Migration Complexity by Workload Type
| Workload Type | Complexity | Migration Time | Key Considerations |
|---|---|---|---|
| Containerized ML training | Low | 1-2 hours | Direct port, minimal changes |
| Inference API (containerized) | Low | 2-4 hours | Update DNS, load test |
| SageMaker training jobs | Medium | 1-2 days | Convert to container, adapt dataset loading |
| EC2 instances (manual setup) | Medium | 2-3 days | Containerize environment, document dependencies |
| EKS GPU clusters | Medium-High | 3-5 days | Port Kubernetes manifests, test scaling |
| Batch processing pipelines | Low-Medium | 1-2 days | Adapt job scheduler, validate outputs |
Step-by-Step Migration Guide
Phase 1: Assessment (1-2 hours)
- Inventory AWS GPU usage:
# List all EC2 GPU instances
aws ec2 describe-instances \
--filters "Name=instance-type,Values=p*,g*" \
--query 'Reservations[].Instances[].[InstanceId,InstanceType,State.Name]'
# Get SageMaker training jobs (last 30 days)
aws sagemaker list-training-jobs \
--max-results 100 \
--creation-time-after $(date -d '30 days ago' +%Y-%m-%d)

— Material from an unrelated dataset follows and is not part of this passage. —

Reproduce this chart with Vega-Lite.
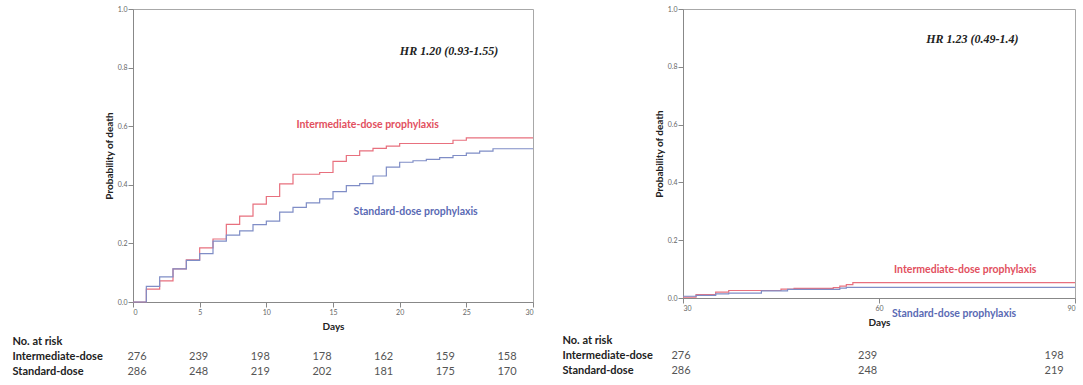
{
  "$schema": "https://vega.github.io/schema/vega-lite/v6.json",
  "padding": {"left": 12, "top": 4, "right": 0, "bottom": 0},
  "background": "white",
  "config": {
    "font": "Lato",
    "view": {"stroke": "#a8a8a8", "strokeWidth": 1},
    "axis": {
      "grid": false,
      "domainColor": "#888888",
      "tickColor": "#888888",
      "tickSize": 5,
      "labelColor": "#666666",
      "labelFontSize": 7,
      "labelPadding": 1,
      "labelFont": "Lato",
      "titleFont": "Lato",
      "titleFontSize": 10,
      "titleFontWeight": "bold",
      "titleColor": "#222222"
    }
  },
  "datasets": {
    "leftCurves": [
      {"day": 0, "prob": 0, "group": "Intermediate-dose"},
      {"day": 1, "prob": 0.044, "group": "Intermediate-dose"},
      {"day": 2, "prob": 0.072, "group": "Intermediate-dose"},
      {"day": 3, "prob": 0.113, "group": "Intermediate-dose"},
      {"day": 4, "prob": 0.144, "group": "Intermediate-dose"},
      {"day": 5, "prob": 0.185, "group": "Intermediate-dose"},
      {"day": 6, "prob": 0.215, "group": "Intermediate-dose"},
      {"day": 7, "prob": 0.265, "group": "Intermediate-dose"},
      {"day": 8, "prob": 0.293, "group": "Intermediate-dose"},
      {"day": 9, "prob": 0.334, "group": "Intermediate-dose"},
      {"day": 10, "prob": 0.36, "group": "Intermediate-dose"},
      {"day": 11, "prob": 0.403, "group": "Intermediate-dose"},
      {"day": 12, "prob": 0.436, "group": "Intermediate-dose"},
      {"day": 14, "prob": 0.442, "group": "Intermediate-dose"},
      {"day": 15, "prob": 0.48, "group": "Intermediate-dose"},
      {"day": 16, "prob": 0.5, "group": "Intermediate-dose"},
      {"day": 17, "prob": 0.516, "group": "Intermediate-dose"},
      {"day": 18, "prob": 0.524, "group": "Intermediate-dose"},
      {"day": 19, "prob": 0.532, "group": "Intermediate-dose"},
      {"day": 20, "prob": 0.541, "group": "Intermediate-dose"},
      {"day": 24, "prob": 0.552, "group": "Intermediate-dose"},
      {"day": 25, "prob": 0.56, "group": "Intermediate-dose"},
      {"day": 30, "prob": 0.56, "group": "Intermediate-dose"},
      {"day": 0, "prob": 0, "group": "Standard-dose"},
      {"day": 1, "prob": 0.053, "group": "Standard-dose"},
      {"day": 2, "prob": 0.086, "group": "Standard-dose"},
      {"day": 3, "prob": 0.113, "group": "Standard-dose"},
      {"day": 4, "prob": 0.142, "group": "Standard-dose"},
      {"day": 5, "prob": 0.165, "group": "Standard-dose"},
      {"day": 6, "prob": 0.208, "group": "Standard-dose"},
      {"day": 7, "prob": 0.228, "group": "Standard-dose"},
      {"day": 8, "prob": 0.243, "group": "Standard-dose"},
      {"day": 9, "prob": 0.264, "group": "Standard-dose"},
      {"day": 10, "prob": 0.276, "group": "Standard-dose"},
      {"day": 11, "prob": 0.307, "group": "Standard-dose"},
      {"day": 12, "prob": 0.323, "group": "Standard-dose"},
      {"day": 13, "prob": 0.338, "group": "Standard-dose"},
      {"day": 14, "prob": 0.352, "group": "Standard-dose"},
      {"day": 15, "prob": 0.377, "group": "Standard-dose"},
      {"day": 16, "prob": 0.397, "group": "Standard-dose"},
      {"day": 17, "prob": 0.404, "group": "Standard-dose"},
      {"day": 18, "prob": 0.43, "group": "Standard-dose"},
      {"day": 19, "prob": 0.46, "group": "Standard-dose"},
      {"day": 20, "prob": 0.477, "group": "Standard-dose"},
      {"day": 21, "prob": 0.482, "group": "Standard-dose"},
      {"day": 22, "prob": 0.487, "group": "Standard-dose"},
      {"day": 23, "prob": 0.493, "group": "Standard-dose"},
      {"day": 24, "prob": 0.5, "group": "Standard-dose"},
      {"day": 25, "prob": 0.508, "group": "Standard-dose"},
      {"day": 26, "prob": 0.515, "group": "Standard-dose"},
      {"day": 27, "prob": 0.523, "group": "Standard-dose"},
      {"day": 30, "prob": 0.523, "group": "Standard-dose"}
    ],
    "rightCurves": [
      {"day": 30, "prob": 0.003, "group": "Intermediate-dose"},
      {"day": 32, "prob": 0.012, "group": "Intermediate-dose"},
      {"day": 35, "prob": 0.02, "group": "Intermediate-dose"},
      {"day": 37, "prob": 0.026, "group": "Intermediate-dose"},
      {"day": 45, "prob": 0.031, "group": "Intermediate-dose"},
      {"day": 47, "prob": 0.033, "group": "Intermediate-dose"},
      {"day": 53, "prob": 0.036, "group": "Intermediate-dose"},
      {"day": 54, "prob": 0.041, "group": "Intermediate-dose"},
      {"day": 55, "prob": 0.046, "group": "Intermediate-dose"},
      {"day": 56, "prob": 0.053, "group": "Intermediate-dose"},
      {"day": 90, "prob": 0.053, "group": "Intermediate-dose"},
      {"day": 30, "prob": 0.006, "group": "Standard-dose"},
      {"day": 32, "prob": 0.009, "group": "Standard-dose"},
      {"day": 35, "prob": 0.014, "group": "Standard-dose"},
      {"day": 37, "prob": 0.017, "group": "Standard-dose"},
      {"day": 42, "prob": 0.025, "group": "Standard-dose"},
      {"day": 46, "prob": 0.03, "group": "Standard-dose"},
      {"day": 54, "prob": 0.034, "group": "Standard-dose"},
      {"day": 55, "prob": 0.037, "group": "Standard-dose"},
      {"day": 90, "prob": 0.037, "group": "Standard-dose"}
    ],
    "leftLabels": [
      {"day": 17.6, "prob": 0.605, "group": "Intermediate-dose", "label": "Intermediate-dose prophylaxis"},
      {"day": 21.2, "prob": 0.308, "group": "Standard-dose", "label": "Standard-dose prophylaxis"}
    ],
    "rightLabels": [
      {"day": 73.2, "prob": 0.096, "group": "Intermediate-dose", "label": "Intermediate-dose prophylaxis"},
      {"day": 71.5, "prob": -0.055, "group": "Standard-dose", "label": "Standard-dose prophylaxis"}
    ],
    "leftHR": [{"day": 23.7, "prob": 0.858, "label": "HR 1.20 (0.93-1.55)"}],
    "rightHR": [{"day": 74.3, "prob": 0.897, "label": "HR 1.23 (0.49-1.4)"}],
    "leftTable": [
      {"day": 0, "row": "Intermediate-dose", "n": 276},
      {"day": 5, "row": "Intermediate-dose", "n": 239},
      {"day": 10, "row": "Intermediate-dose", "n": 198},
      {"day": 15, "row": "Intermediate-dose", "n": 178},
      {"day": 20, "row": "Intermediate-dose", "n": 162},
      {"day": 25, "row": "Intermediate-dose", "n": 159},
      {"day": 30, "row": "Intermediate-dose", "n": 158},
      {"day": 0, "row": "Standard-dose", "n": 286},
      {"day": 5, "row": "Standard-dose", "n": 248},
      {"day": 10, "row": "Standard-dose", "n": 219},
      {"day": 15, "row": "Standard-dose", "n": 202},
      {"day": 20, "row": "Standard-dose", "n": 181},
      {"day": 25, "row": "Standard-dose", "n": 175},
      {"day": 30, "row": "Standard-dose", "n": 170}
    ],
    "rightTable": [
      {"day": 30, "row": "Intermediate-dose", "n": 276},
      {"day": 60, "row": "Intermediate-dose", "n": 239},
      {"day": 90, "row": "Intermediate-dose", "n": 198},
      {"day": 30, "row": "Standard-dose", "n": 286},
      {"day": 60, "row": "Standard-dose", "n": 248},
      {"day": 90, "row": "Standard-dose", "n": 219}
    ]
  },
  "spacing": 26,
  "hconcat": [
    {
      "spacing": 2,
      "vconcat": [
        {
          "width": 400,
          "height": 293,
          "resolve": {"scale": {"color": "independent"}},
          "layer": [
            {
              "data": {"name": "leftCurves"},
              "mark": {"type": "line", "interpolate": "step-after", "strokeWidth": 1.2},
              "encoding": {
                "x": {"field": "day", "type": "quantitative", "scale": {"domain": [0, 30], "nice": false, "zero": false},
                      "axis": {"values": [0, 5, 10, 15, 20, 25, 30], "title": "Days", "titlePadding": 6}},
                "y": {"field": "prob", "type": "quantitative", "scale": {"domain": [0, 1], "nice": false},
                      "axis": {"values": [0, 0.2, 0.4, 0.6, 0.8, 1], "format": ".1f", "title": "Probability of death", "titlePadding": 3}},
                "color": {"field": "group", "type": "nominal", "legend": null,
                          "scale": {"domain": ["Intermediate-dose", "Standard-dose"], "range": ["#e8707e", "#7f8dc6"]}}
              }
            },
            {
              "data": {"name": "leftLabels"},
              "mark": {"type": "text", "fontWeight": "bold", "fontSize": 10.5, "font": "Lato"},
              "encoding": {
                "x": {"field": "day", "type": "quantitative"},
                "y": {"field": "prob", "type": "quantitative"},
                "text": {"field": "label"},
                "color": {"field": "group", "type": "nominal", "legend": null,
                          "scale": {"domain": ["Intermediate-dose", "Standard-dose"], "range": ["#e2505e", "#5a6ab4"]}}
              }
            },
            {
              "data": {"name": "leftHR"},
              "mark": {"type": "text", "font": "Liberation Serif", "fontStyle": "italic", "fontWeight": "bold", "fontSize": 12, "color": "#222222"},
              "encoding": {
                "x": {"field": "day", "type": "quantitative"},
                "y": {"field": "prob", "type": "quantitative"},
                "text": {"field": "label"}
              }
            }
          ]
        },
        {
          "width": 400,
          "height": 45,
          "view": {"stroke": null},
          "data": {"name": "leftTable"},
          "mark": {"type": "text", "fontSize": 11, "color": "#555555", "font": "Lato"},
          "encoding": {
            "x": {"field": "day", "type": "quantitative", "scale": {"domain": [-0.32, 32.11], "nice": false, "zero": false}, "axis": null},
            "y": {"field": "row", "type": "nominal",
                  "scale": {"type": "point", "domain": ["No. at risk", "Intermediate-dose", "Standard-dose"], "padding": 0.5},
                  "axis": {"title": null, "domain": false, "ticks": false, "tickSize": 0, "labelAlign": "left", "labelPadding": 121,
                           "labelFontSize": 11, "labelFontWeight": "bold", "labelColor": "#222222", "labelFont": "Lato"}},
            "text": {"field": "n", "type": "quantitative"}
          }
        }
      ]
    },
    {
      "spacing": 5,
      "vconcat": [
        {
          "width": 392,
          "height": 289,
          "resolve": {"scale": {"color": "independent"}},
          "layer": [
            {
              "data": {"name": "rightCurves"},
              "mark": {"type": "line", "interpolate": "step-after", "strokeWidth": 1.2},
              "encoding": {
                "x": {"field": "day", "type": "quantitative", "scale": {"domain": [30, 90], "nice": false, "zero": false},
                      "axis": {"values": [30, 60, 90], "title": "Days", "titlePadding": 6}},
                "y": {"field": "prob", "type": "quantitative", "scale": {"domain": [0, 1], "nice": false},
                      "axis": {"values": [0, 0.2, 0.4, 0.6, 0.8, 1], "format": ".1f", "title": "Probability of death", "titlePadding": 3}},
                "color": {"field": "group", "type": "nominal", "legend": null,
                          "scale": {"domain": ["Intermediate-dose", "Standard-dose"], "range": ["#e8707e", "#7f8dc6"]}}
              }
            },
            {
              "data": {"name": "rightLabels"},
              "mark": {"type": "text", "fontWeight": "bold", "fontSize": 10.5, "font": "Lato"},
              "encoding": {
                "x": {"field": "day", "type": "quantitative"},
                "y": {"field": "prob", "type": "quantitative"},
                "text": {"field": "label"},
                "color": {"field": "group", "type": "nominal", "legend": null,
                          "scale": {"domain": ["Intermediate-dose", "Standard-dose"], "range": ["#e2505e", "#5a6ab4"]}}
              }
            },
            {
              "data": {"name": "rightHR"},
              "mark": {"type": "text", "font": "Liberation Serif", "fontStyle": "italic", "fontWeight": "bold", "fontSize": 12, "color": "#222222"},
              "encoding": {
                "x": {"field": "day", "type": "quantitative"},
                "y": {"field": "prob", "type": "quantitative"},
                "text": {"field": "label"}
              }
            }
          ]
        },
        {
          "width": 392,
          "height": 45,
          "view": {"stroke": null},
          "data": {"name": "rightTable"},
          "mark": {"type": "text", "fontSize": 11, "color": "#555555", "font": "Lato"},
          "encoding": {
            "x": {"field": "day", "type": "quantitative", "scale": {"domain": [30.32, 93.35], "nice": false, "zero": false}, "axis": null},
            "y": {"field": "row", "type": "nominal",
                  "scale": {"type": "point", "domain": ["No. at risk", "Intermediate-dose", "Standard-dose"], "padding": 0.5},
                  "axis": {"title": null, "domain": false, "ticks": false, "tickSize": 0, "labelAlign": "left", "labelPadding": 121,
                           "labelFontSize": 11, "labelFontWeight": "bold", "labelColor": "#222222", "labelFont": "Lato"}},
            "text": {"field": "n", "type": "quantitative"}
          }
        }
      ]
    }
  ]
}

# Estimate monthly GPU costs
aws ce get-cost-and-usage \
--time-period Start=2026-03-01,End=2026-04-01 \
--granularity MONTHLY \
--filter file://gpu-filter.json \
--metrics BlendedCost
- Calculate potential savings:
AWS Cost Example (p4d.24xlarge with 8x A100):
- On-demand: $32.77/hour
- 12 hours/day × 30 days = 360 hours/month
- Monthly cost: $11,797
io.net Equivalent (8x A100):
- On-demand: $8.80/hour
- Same usage: 360 hours/month
- Monthly cost: $3,168
- Savings: $8,629/month (73%)
- Identify dependencies:
- [ ] AWS-specific services (S3, EBS, VPC, IAM)
- [ ] Custom AMIs or EC2 user data scripts
- [ ] Security groups and networking configurations
- [ ] Monitoring and logging (CloudWatch)
- [ ] Data sources (RDS, DynamoDB, S3)
Phase 2: Containerization (4-8 hours if needed)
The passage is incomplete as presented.